Copy out the lines of the records below, and only those lines, from the one with "What HTML would" through the one with "Display Web Page</text>", exactly as they appear.
++++
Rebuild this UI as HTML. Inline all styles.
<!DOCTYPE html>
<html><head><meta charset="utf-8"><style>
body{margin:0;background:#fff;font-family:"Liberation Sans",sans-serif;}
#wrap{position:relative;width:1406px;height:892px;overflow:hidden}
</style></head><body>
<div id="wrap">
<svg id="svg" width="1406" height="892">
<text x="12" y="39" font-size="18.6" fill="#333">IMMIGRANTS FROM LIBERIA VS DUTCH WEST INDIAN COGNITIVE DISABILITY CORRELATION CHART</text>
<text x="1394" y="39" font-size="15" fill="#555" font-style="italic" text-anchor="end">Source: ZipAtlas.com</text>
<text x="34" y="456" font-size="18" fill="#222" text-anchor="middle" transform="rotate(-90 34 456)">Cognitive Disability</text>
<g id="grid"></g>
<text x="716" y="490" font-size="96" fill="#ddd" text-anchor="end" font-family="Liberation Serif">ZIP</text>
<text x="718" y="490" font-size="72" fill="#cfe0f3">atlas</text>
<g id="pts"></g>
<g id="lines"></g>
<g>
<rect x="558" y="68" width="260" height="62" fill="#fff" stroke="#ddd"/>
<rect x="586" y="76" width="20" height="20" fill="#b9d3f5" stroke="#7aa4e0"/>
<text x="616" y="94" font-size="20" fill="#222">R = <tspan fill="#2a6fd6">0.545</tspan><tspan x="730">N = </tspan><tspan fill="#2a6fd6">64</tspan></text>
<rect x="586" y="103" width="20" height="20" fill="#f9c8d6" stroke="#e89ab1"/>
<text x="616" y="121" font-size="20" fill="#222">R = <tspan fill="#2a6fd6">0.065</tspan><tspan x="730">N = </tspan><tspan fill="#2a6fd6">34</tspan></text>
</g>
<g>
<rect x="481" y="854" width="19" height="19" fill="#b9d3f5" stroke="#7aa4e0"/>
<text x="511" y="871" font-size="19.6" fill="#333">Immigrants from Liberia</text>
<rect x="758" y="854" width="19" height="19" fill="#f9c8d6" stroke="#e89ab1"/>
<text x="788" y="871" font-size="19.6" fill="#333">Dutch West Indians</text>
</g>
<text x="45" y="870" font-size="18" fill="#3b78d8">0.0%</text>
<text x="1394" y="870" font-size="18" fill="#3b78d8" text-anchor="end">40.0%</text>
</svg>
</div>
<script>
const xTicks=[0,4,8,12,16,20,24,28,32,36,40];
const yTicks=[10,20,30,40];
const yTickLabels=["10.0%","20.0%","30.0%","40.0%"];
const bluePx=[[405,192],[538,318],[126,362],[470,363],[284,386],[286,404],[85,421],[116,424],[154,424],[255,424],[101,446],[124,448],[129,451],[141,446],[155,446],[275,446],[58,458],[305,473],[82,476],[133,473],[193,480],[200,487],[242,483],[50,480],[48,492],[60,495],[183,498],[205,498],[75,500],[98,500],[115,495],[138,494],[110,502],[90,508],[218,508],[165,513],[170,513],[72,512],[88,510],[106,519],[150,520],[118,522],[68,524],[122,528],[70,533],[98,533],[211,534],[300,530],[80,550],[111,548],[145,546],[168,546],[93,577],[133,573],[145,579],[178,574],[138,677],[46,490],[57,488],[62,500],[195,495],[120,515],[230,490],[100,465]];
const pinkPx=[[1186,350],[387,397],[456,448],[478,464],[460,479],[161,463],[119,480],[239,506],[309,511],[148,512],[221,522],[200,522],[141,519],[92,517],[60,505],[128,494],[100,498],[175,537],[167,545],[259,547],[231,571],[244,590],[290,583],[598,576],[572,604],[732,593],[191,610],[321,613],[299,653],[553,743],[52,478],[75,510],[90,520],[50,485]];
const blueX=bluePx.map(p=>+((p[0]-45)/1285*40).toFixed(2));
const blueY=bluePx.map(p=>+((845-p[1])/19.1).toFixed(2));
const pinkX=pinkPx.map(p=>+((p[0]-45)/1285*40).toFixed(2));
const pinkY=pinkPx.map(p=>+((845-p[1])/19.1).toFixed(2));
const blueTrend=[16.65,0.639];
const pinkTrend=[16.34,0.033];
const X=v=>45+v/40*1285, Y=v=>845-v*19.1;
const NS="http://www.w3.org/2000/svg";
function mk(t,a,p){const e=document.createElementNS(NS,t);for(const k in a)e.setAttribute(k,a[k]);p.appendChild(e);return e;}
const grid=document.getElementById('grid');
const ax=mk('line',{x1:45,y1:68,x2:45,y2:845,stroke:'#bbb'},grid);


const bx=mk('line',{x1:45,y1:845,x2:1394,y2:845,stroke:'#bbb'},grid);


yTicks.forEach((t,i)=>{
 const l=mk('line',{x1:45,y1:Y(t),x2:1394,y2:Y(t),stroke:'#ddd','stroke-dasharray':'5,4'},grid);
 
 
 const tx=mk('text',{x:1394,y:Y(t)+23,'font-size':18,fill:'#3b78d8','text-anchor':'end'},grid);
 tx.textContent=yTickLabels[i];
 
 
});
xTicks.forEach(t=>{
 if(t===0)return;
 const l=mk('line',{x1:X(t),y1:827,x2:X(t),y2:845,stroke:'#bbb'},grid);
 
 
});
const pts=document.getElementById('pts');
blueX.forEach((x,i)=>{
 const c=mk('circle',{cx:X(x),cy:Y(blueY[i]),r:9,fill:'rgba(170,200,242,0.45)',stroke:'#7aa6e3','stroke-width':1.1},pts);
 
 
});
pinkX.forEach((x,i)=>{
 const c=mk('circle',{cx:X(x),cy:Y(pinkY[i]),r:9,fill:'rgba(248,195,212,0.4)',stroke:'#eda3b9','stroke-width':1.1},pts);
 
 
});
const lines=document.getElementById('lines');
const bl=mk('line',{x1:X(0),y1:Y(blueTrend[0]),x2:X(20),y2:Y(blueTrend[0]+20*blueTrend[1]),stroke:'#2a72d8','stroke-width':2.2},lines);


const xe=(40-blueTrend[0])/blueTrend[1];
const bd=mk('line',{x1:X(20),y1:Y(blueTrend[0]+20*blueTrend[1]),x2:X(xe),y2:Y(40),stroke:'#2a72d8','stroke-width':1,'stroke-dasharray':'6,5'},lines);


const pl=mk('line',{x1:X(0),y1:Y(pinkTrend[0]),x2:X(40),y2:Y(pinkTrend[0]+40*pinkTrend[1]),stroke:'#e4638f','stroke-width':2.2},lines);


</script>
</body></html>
++++
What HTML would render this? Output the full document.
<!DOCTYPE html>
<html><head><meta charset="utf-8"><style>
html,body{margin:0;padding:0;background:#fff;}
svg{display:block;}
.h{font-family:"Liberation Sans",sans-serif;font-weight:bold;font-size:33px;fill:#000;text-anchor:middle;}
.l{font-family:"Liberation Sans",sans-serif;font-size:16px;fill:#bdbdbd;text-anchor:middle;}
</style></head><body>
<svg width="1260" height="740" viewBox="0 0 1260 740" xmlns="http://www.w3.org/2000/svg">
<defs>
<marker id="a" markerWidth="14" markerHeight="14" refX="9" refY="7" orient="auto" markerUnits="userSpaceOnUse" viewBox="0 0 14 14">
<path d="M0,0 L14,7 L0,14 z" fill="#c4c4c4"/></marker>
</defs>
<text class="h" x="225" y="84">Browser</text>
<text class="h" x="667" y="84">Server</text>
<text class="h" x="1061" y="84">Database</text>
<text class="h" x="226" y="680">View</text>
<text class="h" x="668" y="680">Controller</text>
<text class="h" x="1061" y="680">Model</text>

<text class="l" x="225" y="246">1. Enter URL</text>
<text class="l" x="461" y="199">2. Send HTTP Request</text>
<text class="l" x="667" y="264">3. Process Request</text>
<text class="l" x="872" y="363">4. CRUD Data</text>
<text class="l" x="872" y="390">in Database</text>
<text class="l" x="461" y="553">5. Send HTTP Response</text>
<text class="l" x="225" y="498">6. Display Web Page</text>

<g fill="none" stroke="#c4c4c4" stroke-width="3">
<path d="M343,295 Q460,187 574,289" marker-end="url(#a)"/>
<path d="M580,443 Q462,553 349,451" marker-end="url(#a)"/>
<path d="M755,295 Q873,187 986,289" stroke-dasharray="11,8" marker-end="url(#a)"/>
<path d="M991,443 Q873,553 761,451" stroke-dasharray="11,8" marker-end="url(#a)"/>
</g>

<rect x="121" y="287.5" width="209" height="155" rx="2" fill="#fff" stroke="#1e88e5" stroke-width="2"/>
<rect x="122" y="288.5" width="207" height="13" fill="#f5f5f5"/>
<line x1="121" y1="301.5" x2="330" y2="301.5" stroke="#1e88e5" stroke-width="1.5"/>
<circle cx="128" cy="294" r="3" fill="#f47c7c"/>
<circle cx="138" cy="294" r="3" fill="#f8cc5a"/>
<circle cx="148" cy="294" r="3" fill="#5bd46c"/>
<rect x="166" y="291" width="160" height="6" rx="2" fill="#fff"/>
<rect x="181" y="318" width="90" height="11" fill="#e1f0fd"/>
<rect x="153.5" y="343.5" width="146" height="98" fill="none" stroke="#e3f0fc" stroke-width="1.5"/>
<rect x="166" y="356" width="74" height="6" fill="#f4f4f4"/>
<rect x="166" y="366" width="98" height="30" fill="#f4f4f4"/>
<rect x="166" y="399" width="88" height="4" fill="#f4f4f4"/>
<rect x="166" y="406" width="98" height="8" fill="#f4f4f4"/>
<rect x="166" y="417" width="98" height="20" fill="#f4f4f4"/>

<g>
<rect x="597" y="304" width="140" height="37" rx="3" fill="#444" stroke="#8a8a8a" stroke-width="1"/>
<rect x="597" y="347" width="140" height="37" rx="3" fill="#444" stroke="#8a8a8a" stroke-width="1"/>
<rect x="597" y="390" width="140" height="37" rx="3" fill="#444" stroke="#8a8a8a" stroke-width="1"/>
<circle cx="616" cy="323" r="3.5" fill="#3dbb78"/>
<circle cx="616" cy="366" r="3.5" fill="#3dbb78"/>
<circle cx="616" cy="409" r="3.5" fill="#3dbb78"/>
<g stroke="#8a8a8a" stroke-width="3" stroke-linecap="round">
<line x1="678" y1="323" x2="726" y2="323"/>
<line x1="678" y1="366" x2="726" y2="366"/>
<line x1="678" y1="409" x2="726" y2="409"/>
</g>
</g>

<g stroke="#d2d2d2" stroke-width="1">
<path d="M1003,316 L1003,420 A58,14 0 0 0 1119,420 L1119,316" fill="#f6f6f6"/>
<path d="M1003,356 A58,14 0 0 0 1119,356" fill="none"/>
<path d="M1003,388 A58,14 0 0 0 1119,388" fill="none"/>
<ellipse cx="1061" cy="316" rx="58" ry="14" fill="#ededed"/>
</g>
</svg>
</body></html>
++++
> Task answer:
What HTML would render this? Output the full document.
<!DOCTYPE html>
<html><head><meta charset="utf-8"><style>
html,body{margin:0;padding:0;background:#fff;}
svg{display:block;}
.h{font-family:"Liberation Sans",sans-serif;font-weight:bold;font-size:33px;fill:#000;text-anchor:middle;}
.l{font-family:"Liberation Sans",sans-serif;font-size:16px;fill:#bdbdbd;text-anchor:middle;}
</style></head><body>
<svg width="1260" height="740" viewBox="0 0 1260 740" xmlns="http://www.w3.org/2000/svg">
<defs>
<marker id="a" markerWidth="14" markerHeight="14" refX="9" refY="7" orient="auto" markerUnits="userSpaceOnUse" viewBox="0 0 14 14">
<path d="M0,0 L14,7 L0,14 z" fill="#c4c4c4"/></marker>
</defs>
<text class="h" x="225" y="84">Browser</text>
<text class="h" x="667" y="84">Server</text>
<text class="h" x="1061" y="84">Database</text>
<text class="h" x="226" y="680">View</text>
<text class="h" x="668" y="680">Controller</text>
<text class="h" x="1061" y="680">Model</text>

<text class="l" x="225" y="246">1. Enter URL</text>
<text class="l" x="461" y="199">2. Send HTTP Request</text>
<text class="l" x="667" y="264">3. Process Request</text>
<text class="l" x="872" y="363">4. CRUD Data</text>
<text class="l" x="872" y="390">in Database</text>
<text class="l" x="461" y="553">5. Send HTTP Response</text>
<text class="l" x="225" y="498">6. Display Web Page</text>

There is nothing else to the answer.